When you get up on deadlines and worry about deliverables, the whole idea of creativity can take a major backseat. Not all jobs are supposed to be creative, per se, but a lot of jobs have some degree of creativity built into them — or, at the very least, the person holding the job wants to be somewhat creative because otherwise the whole thing is fairly boring, right? Your job doesn’t have to be a laugh riot, but it can have some purpose in it for you.
So how do you manage the concept of “being creative” with the idea of “deadlines and deliverables?” How do you push the words “Well, we had to get it out the door…” out of the room?
Well, that’s an essential business question in a lot of respects — and some people don’t even want to push that vocabulary out of the room, because as that exists, you can much more easily turn in shitty projects and rely on that as an excuse.
Here’s an article on the topic of creativity vs. the deadline. It interviews a lot of people in very creative jobs — Daily Show writer, for example — and most of them say similar things. Here are a couple of quotes:
“Accept that you can fail, but will succeed the next time. A good way not to have a bad day is to not obsess about the last bad day you had, and keep going forward. It’s all about learning how to shake off your failure.”
And then:
“If you have a deadline it means you probably have another deadline behind it. You should do your best, but everything doesn’t have to be precious and perfect, you can get it next time. I like having a weekly show for that reason. Knowing that each episode doesn’t have to be the definitive episode of 99pi is the key to me getting it out in the world. The struggle is in doing the best you can every week, not sweating over every single thing and expending all your energy until you collapse.”
And a third person:
There is an art to fostering a creative group environment and killing the notion that it matters who came up with the latest idea. “When you are in a room with a lot of ideas flying about . . . it doesn’t matter who came up with the idea or who evolved it during the ping-pong process of development . . . just that it came out of the collaborative energy you created together.”

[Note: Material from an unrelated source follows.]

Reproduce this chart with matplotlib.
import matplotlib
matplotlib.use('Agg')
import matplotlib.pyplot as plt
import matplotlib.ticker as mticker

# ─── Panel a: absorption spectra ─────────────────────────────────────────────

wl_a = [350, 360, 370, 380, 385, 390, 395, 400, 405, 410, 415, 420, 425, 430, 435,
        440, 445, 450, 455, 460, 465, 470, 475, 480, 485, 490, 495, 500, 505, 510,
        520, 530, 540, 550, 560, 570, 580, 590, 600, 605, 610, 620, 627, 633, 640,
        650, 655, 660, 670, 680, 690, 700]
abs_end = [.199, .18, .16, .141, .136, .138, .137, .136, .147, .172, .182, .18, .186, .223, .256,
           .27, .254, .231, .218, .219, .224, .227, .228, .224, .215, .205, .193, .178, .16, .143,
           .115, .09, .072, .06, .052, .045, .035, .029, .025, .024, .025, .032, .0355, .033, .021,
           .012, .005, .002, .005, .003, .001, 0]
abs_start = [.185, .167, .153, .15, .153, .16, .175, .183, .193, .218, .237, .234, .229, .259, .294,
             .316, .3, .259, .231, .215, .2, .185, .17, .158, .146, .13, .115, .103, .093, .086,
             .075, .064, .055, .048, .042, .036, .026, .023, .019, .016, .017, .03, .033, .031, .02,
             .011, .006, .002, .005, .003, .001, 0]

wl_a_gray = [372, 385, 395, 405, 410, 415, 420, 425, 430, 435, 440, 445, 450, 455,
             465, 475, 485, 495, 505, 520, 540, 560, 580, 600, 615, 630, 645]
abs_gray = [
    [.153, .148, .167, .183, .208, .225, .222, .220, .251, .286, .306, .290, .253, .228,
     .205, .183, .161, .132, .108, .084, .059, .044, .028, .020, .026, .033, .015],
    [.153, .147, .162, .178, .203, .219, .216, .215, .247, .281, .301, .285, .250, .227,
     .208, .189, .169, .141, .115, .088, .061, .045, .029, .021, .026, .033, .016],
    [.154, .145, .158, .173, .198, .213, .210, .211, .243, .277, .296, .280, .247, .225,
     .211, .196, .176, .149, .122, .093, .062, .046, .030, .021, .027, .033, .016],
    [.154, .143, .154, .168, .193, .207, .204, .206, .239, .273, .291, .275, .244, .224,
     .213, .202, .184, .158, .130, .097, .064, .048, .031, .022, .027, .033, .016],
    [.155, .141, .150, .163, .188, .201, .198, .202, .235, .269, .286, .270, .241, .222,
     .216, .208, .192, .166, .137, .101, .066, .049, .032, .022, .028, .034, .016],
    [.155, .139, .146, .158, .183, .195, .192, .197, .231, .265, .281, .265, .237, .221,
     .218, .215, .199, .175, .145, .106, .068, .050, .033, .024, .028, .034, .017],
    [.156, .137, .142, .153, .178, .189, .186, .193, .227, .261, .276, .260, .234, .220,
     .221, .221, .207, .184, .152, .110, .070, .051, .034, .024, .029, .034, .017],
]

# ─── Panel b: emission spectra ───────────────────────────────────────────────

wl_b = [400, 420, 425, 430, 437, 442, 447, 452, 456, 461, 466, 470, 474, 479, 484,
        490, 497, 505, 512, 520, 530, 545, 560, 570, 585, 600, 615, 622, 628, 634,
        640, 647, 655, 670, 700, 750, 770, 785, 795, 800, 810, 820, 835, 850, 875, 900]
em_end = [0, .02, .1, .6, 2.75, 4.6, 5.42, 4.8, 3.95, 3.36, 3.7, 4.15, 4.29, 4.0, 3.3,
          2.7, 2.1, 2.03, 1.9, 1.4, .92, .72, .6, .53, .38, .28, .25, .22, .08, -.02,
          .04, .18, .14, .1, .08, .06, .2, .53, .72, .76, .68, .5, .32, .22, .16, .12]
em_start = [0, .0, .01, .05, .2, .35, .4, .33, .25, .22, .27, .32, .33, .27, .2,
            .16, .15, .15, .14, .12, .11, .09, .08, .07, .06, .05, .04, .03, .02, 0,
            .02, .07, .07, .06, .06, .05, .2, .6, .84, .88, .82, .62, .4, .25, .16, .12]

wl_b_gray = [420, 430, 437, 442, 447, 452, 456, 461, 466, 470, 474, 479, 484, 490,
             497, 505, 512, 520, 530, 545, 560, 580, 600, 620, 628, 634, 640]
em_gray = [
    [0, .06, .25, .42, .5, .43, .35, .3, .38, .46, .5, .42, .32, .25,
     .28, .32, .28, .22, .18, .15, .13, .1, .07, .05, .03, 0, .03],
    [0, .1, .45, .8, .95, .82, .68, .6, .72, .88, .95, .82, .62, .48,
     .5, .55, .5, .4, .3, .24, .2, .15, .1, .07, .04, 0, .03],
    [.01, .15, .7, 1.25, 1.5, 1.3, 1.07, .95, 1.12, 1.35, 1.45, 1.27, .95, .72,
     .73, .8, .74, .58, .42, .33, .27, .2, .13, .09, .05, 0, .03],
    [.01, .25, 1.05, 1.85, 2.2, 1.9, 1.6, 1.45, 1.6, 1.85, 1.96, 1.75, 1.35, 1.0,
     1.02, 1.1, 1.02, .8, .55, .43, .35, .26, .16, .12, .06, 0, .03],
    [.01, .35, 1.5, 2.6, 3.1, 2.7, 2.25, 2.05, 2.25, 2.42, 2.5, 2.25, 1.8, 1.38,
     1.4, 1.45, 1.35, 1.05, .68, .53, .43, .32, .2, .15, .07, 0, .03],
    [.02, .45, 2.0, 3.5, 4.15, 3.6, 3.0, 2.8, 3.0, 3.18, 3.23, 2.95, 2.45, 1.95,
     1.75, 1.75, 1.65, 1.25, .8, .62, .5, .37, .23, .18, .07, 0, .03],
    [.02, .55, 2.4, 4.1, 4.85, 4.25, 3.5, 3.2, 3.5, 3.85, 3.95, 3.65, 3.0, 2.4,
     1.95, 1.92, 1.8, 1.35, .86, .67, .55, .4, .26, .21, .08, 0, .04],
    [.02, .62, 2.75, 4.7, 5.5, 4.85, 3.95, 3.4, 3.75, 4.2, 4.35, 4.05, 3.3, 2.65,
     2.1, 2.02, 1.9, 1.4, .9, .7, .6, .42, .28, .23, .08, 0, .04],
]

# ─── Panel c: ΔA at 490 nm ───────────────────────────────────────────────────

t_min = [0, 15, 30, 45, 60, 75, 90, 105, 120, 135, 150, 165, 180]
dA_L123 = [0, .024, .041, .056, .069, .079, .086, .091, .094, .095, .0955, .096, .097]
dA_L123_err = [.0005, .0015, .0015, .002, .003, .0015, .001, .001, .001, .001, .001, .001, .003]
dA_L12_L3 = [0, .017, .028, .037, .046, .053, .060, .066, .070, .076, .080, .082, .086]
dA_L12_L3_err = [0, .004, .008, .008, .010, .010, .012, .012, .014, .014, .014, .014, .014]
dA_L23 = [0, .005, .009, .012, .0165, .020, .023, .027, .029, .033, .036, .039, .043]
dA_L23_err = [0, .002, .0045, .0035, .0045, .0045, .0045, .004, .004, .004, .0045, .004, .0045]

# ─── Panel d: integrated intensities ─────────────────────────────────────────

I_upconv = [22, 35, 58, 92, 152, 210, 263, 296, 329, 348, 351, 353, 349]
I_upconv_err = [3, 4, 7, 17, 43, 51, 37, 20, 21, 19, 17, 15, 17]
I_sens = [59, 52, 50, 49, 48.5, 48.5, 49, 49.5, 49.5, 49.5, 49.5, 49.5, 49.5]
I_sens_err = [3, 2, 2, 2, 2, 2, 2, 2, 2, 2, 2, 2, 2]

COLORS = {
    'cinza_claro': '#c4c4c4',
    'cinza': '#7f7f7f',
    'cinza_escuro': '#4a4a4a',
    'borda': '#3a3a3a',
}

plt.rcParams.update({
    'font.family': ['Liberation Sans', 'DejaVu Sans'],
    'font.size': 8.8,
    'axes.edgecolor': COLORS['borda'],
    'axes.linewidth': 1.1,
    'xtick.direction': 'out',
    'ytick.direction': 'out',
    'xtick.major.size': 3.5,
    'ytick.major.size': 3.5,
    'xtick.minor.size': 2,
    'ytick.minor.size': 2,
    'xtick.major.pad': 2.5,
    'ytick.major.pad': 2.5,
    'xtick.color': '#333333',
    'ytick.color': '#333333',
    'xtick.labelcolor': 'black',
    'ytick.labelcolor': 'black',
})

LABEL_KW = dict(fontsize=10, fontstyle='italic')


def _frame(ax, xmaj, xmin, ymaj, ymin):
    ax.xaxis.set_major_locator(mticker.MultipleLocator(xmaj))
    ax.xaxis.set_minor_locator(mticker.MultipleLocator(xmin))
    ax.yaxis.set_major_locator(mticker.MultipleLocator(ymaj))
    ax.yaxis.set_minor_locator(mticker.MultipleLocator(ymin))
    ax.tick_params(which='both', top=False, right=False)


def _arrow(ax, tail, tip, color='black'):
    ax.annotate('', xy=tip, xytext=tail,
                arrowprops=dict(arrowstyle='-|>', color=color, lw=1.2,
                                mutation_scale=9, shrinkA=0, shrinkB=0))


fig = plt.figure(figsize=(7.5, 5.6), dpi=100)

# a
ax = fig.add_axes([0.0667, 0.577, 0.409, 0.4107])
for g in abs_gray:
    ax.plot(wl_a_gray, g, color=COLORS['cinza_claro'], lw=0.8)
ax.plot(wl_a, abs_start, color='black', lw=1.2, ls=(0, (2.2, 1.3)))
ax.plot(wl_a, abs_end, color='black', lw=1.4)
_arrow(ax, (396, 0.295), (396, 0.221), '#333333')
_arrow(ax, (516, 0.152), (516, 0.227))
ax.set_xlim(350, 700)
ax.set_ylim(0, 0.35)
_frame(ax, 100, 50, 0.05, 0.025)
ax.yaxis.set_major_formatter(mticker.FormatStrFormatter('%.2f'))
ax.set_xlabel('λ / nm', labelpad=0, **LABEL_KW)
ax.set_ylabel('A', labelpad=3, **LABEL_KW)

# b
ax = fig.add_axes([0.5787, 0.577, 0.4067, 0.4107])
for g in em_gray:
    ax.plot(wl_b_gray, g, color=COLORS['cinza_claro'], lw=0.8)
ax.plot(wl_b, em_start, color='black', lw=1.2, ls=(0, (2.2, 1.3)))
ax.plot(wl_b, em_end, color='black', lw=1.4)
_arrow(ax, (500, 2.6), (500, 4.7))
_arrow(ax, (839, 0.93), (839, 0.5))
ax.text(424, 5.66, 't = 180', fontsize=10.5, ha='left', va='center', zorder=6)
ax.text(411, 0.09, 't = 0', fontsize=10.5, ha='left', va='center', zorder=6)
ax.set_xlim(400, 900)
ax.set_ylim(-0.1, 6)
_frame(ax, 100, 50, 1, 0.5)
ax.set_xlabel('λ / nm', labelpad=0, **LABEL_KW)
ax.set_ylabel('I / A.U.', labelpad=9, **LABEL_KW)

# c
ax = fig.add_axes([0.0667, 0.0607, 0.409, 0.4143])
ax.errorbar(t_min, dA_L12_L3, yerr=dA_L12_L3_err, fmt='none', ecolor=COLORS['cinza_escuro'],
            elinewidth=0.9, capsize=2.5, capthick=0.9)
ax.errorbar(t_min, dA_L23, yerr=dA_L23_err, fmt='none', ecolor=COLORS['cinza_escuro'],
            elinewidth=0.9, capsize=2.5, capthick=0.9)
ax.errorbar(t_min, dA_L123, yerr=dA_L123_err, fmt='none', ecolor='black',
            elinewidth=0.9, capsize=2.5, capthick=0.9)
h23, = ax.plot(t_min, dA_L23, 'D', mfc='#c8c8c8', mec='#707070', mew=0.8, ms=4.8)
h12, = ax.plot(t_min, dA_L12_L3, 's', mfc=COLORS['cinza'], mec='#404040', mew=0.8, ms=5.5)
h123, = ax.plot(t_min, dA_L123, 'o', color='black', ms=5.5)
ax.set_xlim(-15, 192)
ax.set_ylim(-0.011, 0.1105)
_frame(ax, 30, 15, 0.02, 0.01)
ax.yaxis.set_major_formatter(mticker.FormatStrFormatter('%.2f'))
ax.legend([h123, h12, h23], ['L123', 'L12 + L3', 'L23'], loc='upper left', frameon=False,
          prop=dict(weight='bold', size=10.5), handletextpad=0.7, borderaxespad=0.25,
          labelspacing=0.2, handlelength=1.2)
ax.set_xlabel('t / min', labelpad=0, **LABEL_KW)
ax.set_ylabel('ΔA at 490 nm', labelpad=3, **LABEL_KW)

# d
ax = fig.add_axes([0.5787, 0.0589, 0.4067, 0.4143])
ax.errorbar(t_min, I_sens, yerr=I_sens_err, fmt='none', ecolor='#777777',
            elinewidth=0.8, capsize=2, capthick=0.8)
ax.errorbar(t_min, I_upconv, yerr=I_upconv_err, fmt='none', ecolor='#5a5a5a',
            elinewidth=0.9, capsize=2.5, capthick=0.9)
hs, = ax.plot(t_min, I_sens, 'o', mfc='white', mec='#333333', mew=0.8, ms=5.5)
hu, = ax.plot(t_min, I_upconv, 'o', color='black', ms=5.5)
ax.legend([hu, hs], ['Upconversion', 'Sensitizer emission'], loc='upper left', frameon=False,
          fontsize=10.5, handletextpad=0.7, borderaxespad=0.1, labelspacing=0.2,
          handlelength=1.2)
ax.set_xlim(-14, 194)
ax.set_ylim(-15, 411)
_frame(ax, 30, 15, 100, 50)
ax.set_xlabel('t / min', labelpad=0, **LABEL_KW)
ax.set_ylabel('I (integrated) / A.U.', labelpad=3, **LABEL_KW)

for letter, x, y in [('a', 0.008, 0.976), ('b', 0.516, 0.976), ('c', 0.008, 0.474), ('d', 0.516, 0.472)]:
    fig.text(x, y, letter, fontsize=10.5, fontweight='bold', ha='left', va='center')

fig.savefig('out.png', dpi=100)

Overall interesting article, but if you look through it, the main theme that seems to resonate is: learn from failure, but get over it and move on. That maybe isn’t tied directly to “Hey, I have this project due but it’s a total half-ass job and not creative at all,” but maybe it should be.

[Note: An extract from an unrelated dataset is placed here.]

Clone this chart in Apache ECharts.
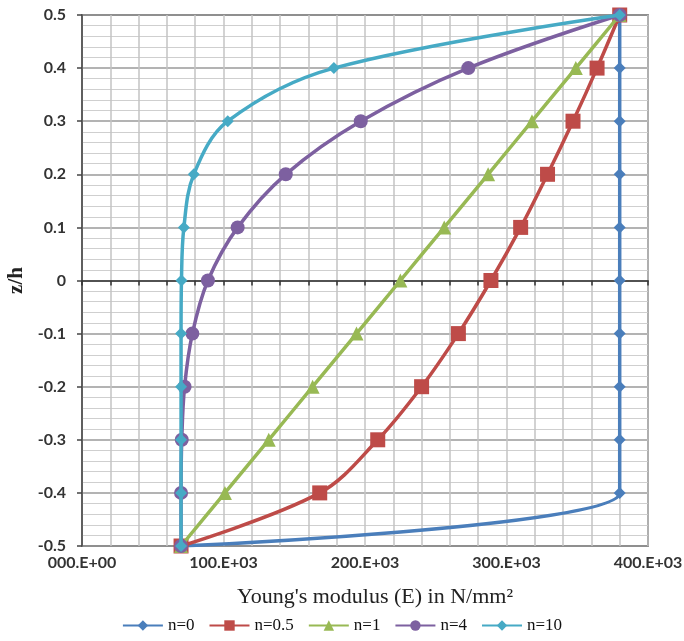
<!DOCTYPE html>
<html><head><meta charset="utf-8">
<script src="https://cdn.jsdelivr.net/npm/echarts@6/dist/echarts.min.js"></script>
<style>html,body{margin:0;padding:0;background:#fff}#c{width:684px;height:641px}</style>
</head><body><div id="c"></div>
<script>
// z/h positions
const zVals = [-0.5, -0.4, -0.3, -0.2, -0.1, 0, 0.1, 0.2, 0.3, 0.4, 0.5];
// Young's modulus (x 10^3 N/mm^2)
const eN0   = [70, 380, 380, 380, 380, 380, 380, 380, 380, 380, 380];
const eN05  = [70, 168, 209, 240, 266, 289, 310, 329, 347, 364, 380];
const eN1   = [70, 101, 132, 163, 194, 225, 256, 287, 318, 349, 380];
const eN4   = [70, 70, 70.5, 72.5, 78, 89, 110, 144, 197, 273, 380];
const eN10  = [70, 70, 70, 70, 70, 70.3, 72, 79, 103, 178, 380];
const seriesNames = ['n=0', 'n=0.5', 'n=1', 'n=4', 'n=10'];
const xTickLabels = {0: '000.E+00', 100: '100.E+03', 200: '200.E+03', 300: '300.E+03', 400: '400.E+03'};

const colors = ['#4A7EBB', '#BE4B48', '#98B954', '#7D60A0', '#46AAC5'];
const symbols = ['diamond', 'rect', 'triangle', 'circle', 'diamond'];
const symSizes = [12, 15, 14, 14, 12];
const allE = [eN0, eN05, eN1, eN4, eN10];

const series = allE.map((arr, i) => ({
  name: seriesNames[i],
  type: 'line',
  xAxisIndex: 0, yAxisIndex: 0,
  smooth: 0.35,
  data: arr.map((e, k) => [e, zVals[k]]),
  symbol: symbols[i],
  symbolSize: symSizes[i],
  lineStyle: {width: 3.5, color: colors[i]},
  itemStyle: {color: colors[i]},
  z: 3 + i
}));

const chart = echarts.init(document.getElementById('c'), null, {renderer: 'canvas'});
chart.setOption({
  animation: false,
  backgroundColor: '#fff',
  grid: {left: 82, right: 36, top: 15, bottom: 95, containLabel: false, outerBoundsMode: 'none',
    show: true, borderColor: '#444', borderWidth: 1.5, backgroundColor: 'transparent'},
  legend: {
    bottom: 2, left: 'center', itemWidth: 40, itemHeight: 13, itemGap: 14,
    textStyle: {fontFamily: 'Liberation Serif', fontSize: 17, color: '#111'},
    data: seriesNames
  },
  xAxis: [{
    type: 'value', min: 0, max: 400, interval: 100,
    name: "Young's modulus (E) in N/mm\u00B2", nameLocation: 'middle', nameGap: 40,
    nameTextStyle: {fontFamily: 'Liberation Serif', fontSize: 22, color: '#222', padding: [0, 0, 0, 20]},
    axisLine: {show: false, onZero: false},
    axisTick: {show: false},
    axisLabel: {formatter: v => xTickLabels[v], fontFamily: 'Lato', fontWeight: 'bold', fontSize: 16, color: '#333', margin: 9},
    splitLine: {show: true, lineStyle: {color: '#c4c4c4', width: 1.5}},
    minorTick: {show: false, splitNumber: 5},
    minorSplitLine: {show: true, lineStyle: {color: '#c4c4c4', width: 1.5}}
  }, {
    type: 'value', min: 0, max: 400, interval: 20, position: 'bottom',
    axisLine: {show: true, onZero: true, lineStyle: {color: '#333', width: 1.5}},
    axisTick: {show: true, length: 5, lineStyle: {color: '#333', width: 1.5}},
    axisLabel: {show: false},
    splitLine: {show: false}
  }],
  yAxis: [{
    type: 'value', min: -0.5, max: 0.5, interval: 0.1,
    name: 'z/h', nameLocation: 'middle', nameGap: 54,
    nameTextStyle: {fontFamily: 'Liberation Serif', fontWeight: 'bold', fontSize: 21, color: '#222'},
    axisLine: {show: true, onZero: false, lineStyle: {color: '#444', width: 1.5}},
    axisTick: {show: true, length: 5, lineStyle: {color: '#444', width: 1.5}},
    axisLabel: {formatter: v => String(Math.round(v * 10) / 10), fontFamily: 'Lato', fontWeight: 'bold', fontSize: 16, color: '#333', margin: 16},
    splitLine: {show: true, lineStyle: {color: '#9a9a9a', width: 1.5}},
    minorTick: {show: false, splitNumber: 5},
    minorSplitLine: {show: true, lineStyle: {color: '#cfcfcf', width: 1.2}}
  }],
  series: series
});
</script></body></html>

I personally think we should talk about failure way more at work — and in a transparent way — but also question the success we have too. (If you don’t question success, how do you know where it came from and/or it wasn’t just serendipity?) And finally, this whole thing speaks to the idea of a core future of work discussion: if you become a manager, will you be a “maximizer” (perfectionist, essentially) or a “satisficer” (good enough works)?
That’s everything, in a way — because there’s always another deadline, and nothing is ever going to be perfect. So if you give your people a little flexibility to understand this, and realize failures happen — basically if you’re a satisficer — then you might free them up to be a little more open and creative, even on a tight deadline.